During WWI, Germany implemented a policy of unrestricted U-boat (submarine) warfare that not only caused massive loss of life and equipment but also threatened the supply of food to England. When 55 British ships were sunk in one week during mid April 1917, the Admiralty became desperate for counteractive measures. Realising that making a ship disappear on the open ocean was a nigh-on impossible task, Lieutenant Commander Norman Wilkinson of the Royal Navy, formerly a marine artist, designer, and illustrator, promoted the ‘dazzle’ paint scheme as a remedy. This involved painting ships in disruptive patterns in order to confuse a German torpedo operator as to the direction that the ship was travelling, how far away it was, and how fast it was moving – essential information for a direct hit. Following completion of the first dazzle-painted vessel, the storeship HMS Industry, the Admiralty ordered all merchant ships to be painted in dazzle under the Defence of the Realm Act.

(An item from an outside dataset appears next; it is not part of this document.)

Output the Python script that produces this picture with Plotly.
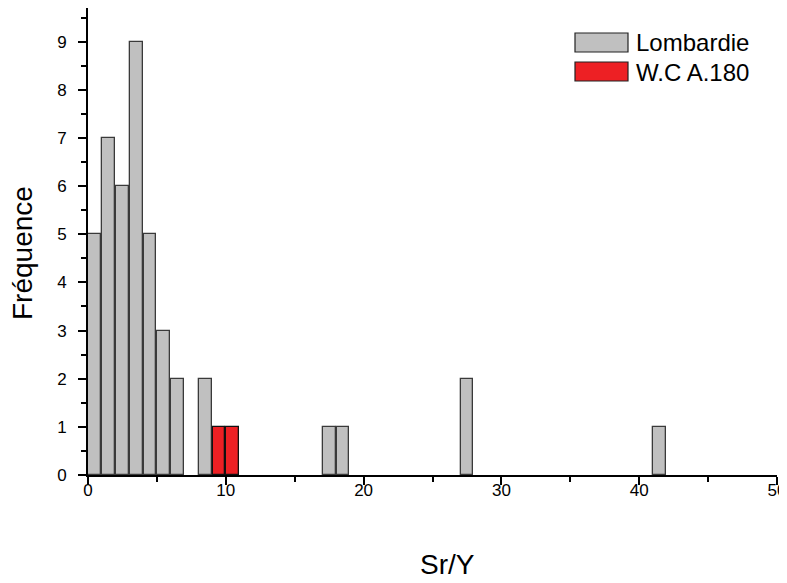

That June, Wilkinson, his assistant Cecil King, and a newly assembled team of 18 other artists were given four studios in Burlington House, part of the Royal Academy of Arts in London, to set up a ‘Dazzle Section’. Paint schemes were designed and applied to scale-sized ship models that were then assessed in the ‘viewing theatre’, set up from the point-of-view of the enemy torpedo operator. This involved placing the newly painted models on a rotating turntable and viewing them through a submarine periscope under various lighting conditions. Designs that were deemed satisfactory were drawn up on paper and sent for implementation to various ‘dazzle officers’ around England, one of which was the prominent Vorticist, Edward Alexander Wadsworth, who oversaw operations in Bristol and Liverpool. Up to 100 ships were painted in a single dry dock at any one time and by early 1918 more than 4,000 British merchant ships and around 400 Royal Navy vessels were painted in dazzle schemes. It is no wonder that Norman Wilkinson became a celebrated figure among British paint manufacturers!